Only someone who does not feel Spanish enough, a Cuban-Mexican is a perfect example, can offend in this sarcastic way the tradition and memory of painting and the memorabilia of what royalty means for our history, in our present. And he does this as a polyglot man, an artist who uses languages as and when they might benefit him in terms of a specific outcome. Knowing that nothing is more political than the poetic, he imbues them with poetic questions.
Hence, his words in light installations refer us to a kind of eternal ready-made, a renaming of the word made light; for that is what words bring: clarity, light, beauty to the things they name. Perhaps, because Raúl is a nostalgically encyclopaedic man in a technological universe, where everything that once contained something sacred has been made frivolous. And everything is former.
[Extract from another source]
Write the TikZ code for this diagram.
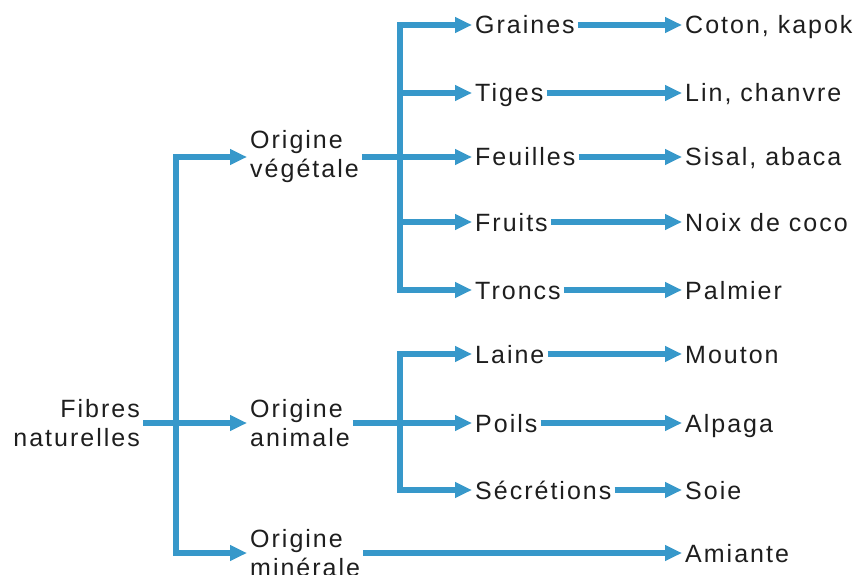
\documentclass[tikz,border=0pt]{standalone}
\usepackage{fontspec}
\setmainfont[LetterSpace=8]{Liberation Sans}
\usetikzlibrary{arrows.meta}
\definecolor{fibreblue}{RGB}{55,152,202}
\definecolor{labelgrey}{RGB}{30,30,30}
\tikzset{
  link/.style={draw=fibreblue, line width=6.5pt},
  arr/.style={link, -{Triangle[length=17pt,width=15pt]}},
  lab/.style={anchor=west, inner sep=3pt, text=labelgrey, font=\fontsize{25}{29}\selectfont,
              text height=18pt, text depth=0pt},
  lab2/.style={anchor=west, inner sep=3pt, text=labelgrey, font=\fontsize{25}{29}\selectfont, align=left}
}
\begin{document}
\begin{tikzpicture}[x=1pt,y=-1pt]
\useasboundingbox[fill=white] (0,0) rectangle (865,575);
% Root and main branches
\node[lab2, anchor=east, align=right] (fibres) at (143,423) {Fibres\\naturelles};
\node[lab2] (veg) at (247,157) {Origine\\végétale};
\node[lab2] (ani) at (247,423) {Origine\\animale};
\node[lab2] (min) at (247,553) {Origine\\minérale};
% Parts of the plant
\node[lab] (graines) at (472,25) {Graines};
\node[lab] (tiges) at (472,93) {Tiges};
\node[lab] (feuilles) at (472,157) {Feuilles};
\node[lab] (fruits) at (472,222) {Fruits};
\node[lab] (troncs) at (472,290) {Troncs};
% Animal parts
\node[lab] (laine) at (472,354) {Laine};
\node[lab] (poils) at (472,423) {Poils};
\node[lab] (secr) at (472,490) {Sécrétions};
% Sources
\node[lab] (coton) at (682,25) {Coton, kapok};
\node[lab] (lin) at (682,93) {Lin, chanvre};
\node[lab] (sisal) at (682,157) {Sisal, abaca};
\node[lab] (noix) at (682,222) {Noix de coco};
\node[lab] (palmier) at (682,290) {Palmier};
\node[lab] (mouton) at (682,354) {Mouton};
\node[lab] (alpaga) at (682,423) {Alpaga};
\node[lab] (soie) at (682,490) {Soie};
\node[lab] (amiante) at (682,553) {Amiante};
% Main trunk
\coordinate (root) at (176,423);
\draw[arr] (fibres.east) -- (ani.west);
\draw[arr] (root) |- (veg.west);
\draw[arr] (root) |- (min.west);
% Vegetable branch
\coordinate (vj) at (400,157);
\draw[arr] (veg.east) -- (feuilles.west);
\foreach \n in {graines,tiges,fruits,troncs}
  \draw[arr] (vj) |- (\n.west);
% Animal branch
\coordinate (aj) at (400,423);
\draw[arr] (ani.east) -- (poils.west);
\foreach \n in {laine,secr}
  \draw[arr] (aj) |- (\n.west);
% Second level
\draw[arr] (graines.east) -- (coton.west);
\draw[arr] (tiges.east) -- (lin.west);
\draw[arr] (feuilles.east) -- (sisal.west);
\draw[arr] (fruits.east) -- (noix.west);
\draw[arr] (troncs.east) -- (palmier.west);
\draw[arr] (laine.east) -- (mouton.west);
\draw[arr] (poils.east) -- (alpaga.west);
\draw[arr] (secr.east) -- (soie.west);
\draw[arr] (min.east) -- (amiante.west);
\end{tikzpicture}
\end{document}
We are all a former something, a former partner, former spouse, former Cuban, former Caribbean, former American, former photographer, former video artist, former painter (5).
And there, in that dramatisation of disappearance, in that looking back but stopping the moment you glance back over your shoulder and look to the side, there, Cordero finds a healing fugue, a parodying diversion that relaxes him away from the absent-minded and distracted disproportion of his contemporaries, caught up amidst the grinding of urban music, media narcissism and filial activism, with their predilections and their phobias, forgetting the shades of grey found among those who choose the extremes.
There he remembers that it is in the Hispanic Harlem neighbourhood of New York City, a place he does not belong, where he feels most at home. Where his Puerto Rican, Dominican and Cuban friends live together in a strange peace of admiration and respect and infinite chatter, infinite flexing, infinite seduction and cockiness, where Salsa music is sung in Spanglish, and a Rum and Coke, the famous “Cuba Libre”, is paid for in coin of the realm. But one feels that in such a blend there is a kind of future, a shadow of what’s to come. A future that only polyglots – like Cordero- can dedramatise, turning it into a baroque delight. A baroque created through new languages, becoming neo-baroque, a mechanism of reinvention that he still structures like a unitive artist. Someone who looks us in the eye and says:
-Si solo tienes tu amor… you don’t need anything else babe. So…No more drama! Fall in love with that!